# Schlamm im Teich



## Westerwald (27. Juli 2011)

Wer kann mir sagen,wie ich mit dem Schlamm im Teich umgehen muß?
Die Kois wühlen wohl mit Vorliebe im Schlamm herum,das Wasser wird allerdings
trübe.


----------



## Annett (27. Juli 2011)

*AW: Schlamm im Teich*

Hallo Westerwald.

Sei so gut und poste Deine Fragen nicht ins Testforum, sondern in ein passendes Unterforum hier:
https://www.hobby-gartenteich.de/forum/index.php

Danke.


----------



## derschwarzepeter (27. Juli 2011)

*AW: Schlamm im Teich*



Westerwald schrieb:


> Wer kann mir sagen,wie ich mit dem Schlamm im Teich umgehen muß?


Musst du nicht:
Damit gehen schon die Koi um
und das ist deren völlig natürliches Verhalten: 
Sie gründeln und das trübt selbstverständlich auch das Wasser.
Ich kann mir schon vorstellen, dass dir das nicht gefällt, kann dir aber versichern:
Die Koi mögen´s und die Trübe ist den piepschnurtzegal!


----------



## Westerwald (28. Juli 2011)

Hallo zusammen.
Wie würdet Ihr mit viel Schlamm umgehen?
Die Kois fühlen sich pudelwohl beim Wühlen am Grund.
Der Schlamm riecht neutal,also keine Fäulnis.
Der Teich ist schon ca 10 Jahre in Betrieb und alle Fische sind wohlauf.
Die Fische machen das Wasser durch das Wühlen im Schlamm recht trüb.
Ich habe bisher einmal im Jahr 6000 Liter Wasser mit Bodengrund abgesaugt.

Edit Scholzi
 doppelt Thema erstellt, gleiche Frage wie in diesem Thema


----------



## scholzi (28. Juli 2011)

*AW: Schlamm im Teich*

Hallo Westerwald
Du hast diesen Thread heut ein zweites mal eröffnet!
Hast du vergessen das du diese Frage schon gestellt hast oder einfach nicht mehr gefunden?
Habe den Beitrag hier mit angehangen!


----------



## Westerwald (28. Juli 2011)

*AW: Schlamm im Teich*

Danke schwarzepeter,Du hast sicher mehr Erfahrung mit der Materie als ich.
Es geht mir besser seid Deiner Meinung,wenn die Kois somit in ihrem Element
sind bin ich erleichtert.

Beste Grüße von Westerwald


----------



## Westerwald (28. Juli 2011)

*AW: Schlamm im Teich*

Hallo Scholzi.
Bin noch etwas unerfahren,lerne noch.
Vielen Dank für Deine Hilfe.

Beste Grüße  Westerwald


----------



## Ulli (28. Juli 2011)

*AW: Schlamm im Teich*

Hi Westerwald,

"viel Schlamm" ist relativ, wieviel cm sind es denn am Grund? Ich würde den Schlamm auf ein gesundes Maß reduzieren, also vielleicht mit dem Kescher oder einem Sauger rausholen, wenn Dich die Trübe stört. Ich sauge einmal im Jahr ab und achte darauf, dass die Tierchen darin wieder in den Teich zurück finden.

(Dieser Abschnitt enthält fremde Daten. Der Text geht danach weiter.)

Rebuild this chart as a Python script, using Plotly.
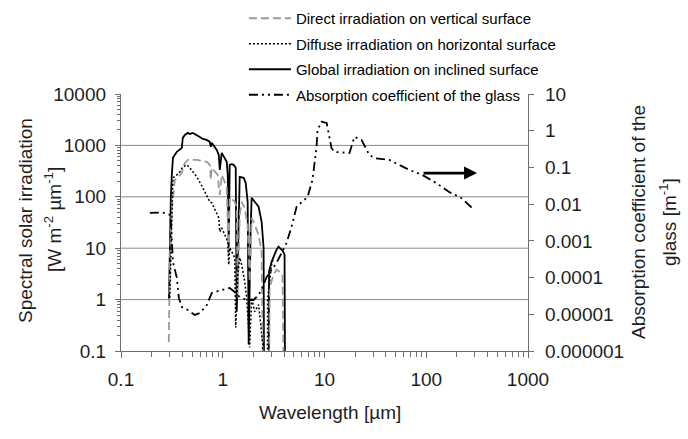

Wenns Dich nicht stört, lass es einfach... Wenn es zu viel wird: Rausholen. Eine leistungsfähige Pumpe mit Filter hilft, die Trübe zu klären.

Grüße Ulli


----------



## kikoi (29. Juli 2011)

*AW: Schlamm im Teich*

Ist ein Filter am Teich? Was für eine Pumpe? UVC?
Bodenablauf und Skimmer vorhanden?
6000 Liter gewechselt /Jahr???
10% wöchentlich wäre angebracht!

MfG
Micha


----------



## Westerwald (29. Juli 2011)

*AW: Schlamm im Teich*

Hallo,vielen Dank für die guten Tips.

Ich bin nun wieder ein Stück klüger im Umgang mit meinem Thema geworden.
Der Schlamm liegt bis 10cm Dicke,25oo Liter Wasser fülle ich bei Wetter ohne Regen
pro Woche neben dem Teilwasserwechsel auch auf.
Ich vermute,daß diese Menge verdunstet?
Der Teich liegt den ganzen Tag in der Sonne,auch kann der Wind voll angreifen.
Werde künftig den Wasserwechsel noch erhöhen,eine Filteranlage ist nicht vorhanden
lediglich eine Umwälzpumpe welche genügend Sauerstoff in das Wasser bringt.

Beste Grüße an Alle..Westerwald


----------



## kikoi (29. Juli 2011)

*AW: Schlamm im Teich*

Bei unseren Teich verdunsten in der Woche bei heißen Wetter etwa 400 Liter und durch die kapilarwirkung!
Ansonsten würde ich empfehlen lies dich mal in das Thema Koihaltung richtig ein und alles was dazu gehört!

Koihaltung ohne Filterung würde ich nicht empfehlen AUSSER der Teich ist wirklich Riesen groß und bekommt ständig frischwasser !

MfG
Micha


----------